I think I'm coming into this discussion late. =( What do you mean by "doesn't bootstrap"? M::B does indeed use itself to install itself, so you must have something else in mind. Could you elaborate briefly to bring me up to date on this discussion?

Sure thing.

Module::Build is not (yet) a core module.

Thus, any CPAN distribution (other than MB itself with your extra magic of course) that has ONLY got a Build.PL has an undeclared non-core dependency, which will cause Build.PL to crash with an error.

CPAN.pm in particular, the CPAN client we ship in the core, does not install Module::Build either, even when upgraded to the current version.

So as a result, any MB-using dist cannot be installed on any current production Perl. Installation requires an undocumented (to the installer) undeclared non-core module MB to be hand-installed because any of these dists will work.

This is what I mean by bootstrapping.

The reason this is so bad is because of the most common failure modules.

This is typically someone installing something like RT, which recurses downwards two or three times, hits the MB error 500 lines into the output, continues to install whatever else it can find recursing upwards, until it gets to the end.

The error message "failed to load Module::Build" from which the user is supposed to realise they need to manually install Module::Build (or install directly via CPAN.pm) is buried somewhere 500 lines into a 1000 line long output.
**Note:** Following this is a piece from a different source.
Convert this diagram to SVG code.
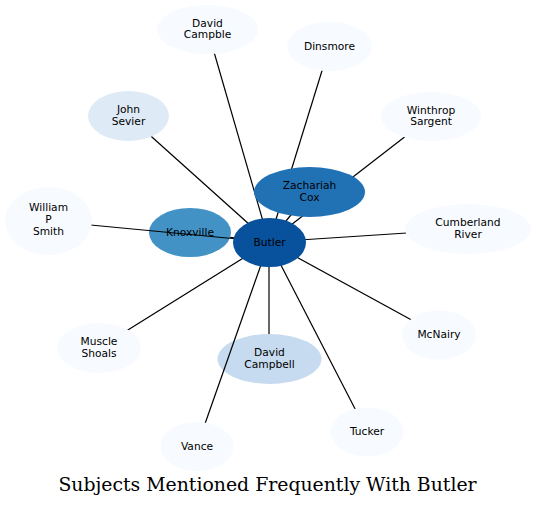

This is effectively impenetrable to anyone that isn't an author (and doesn't have this problem anyway).

This is the problem that I'd like to see fixed.

And while I'm trying very hard (I hope mostly successfully) to not say anything about MB's other properties (good or bad) other than this installation problem, let me add that just because some authors might like some feature of MB it doesn't mitigate the problem of (anything using) it not bootstrapping properly.

Adam K



At the very least the Makefile.pl could create a tiny makefile that
then runs Build.pl and Build as needed. If someone can explain why
this is impossible, then id like to hear it.

We already do that, using the 'passthrough' or 'small' options for auto-creating a Makefile.PL. See the docs for Module::Build::Compat.

Module::Build itself also ships with such a Makefile.PL so that automated tools like CPAN(PLUS) can install it.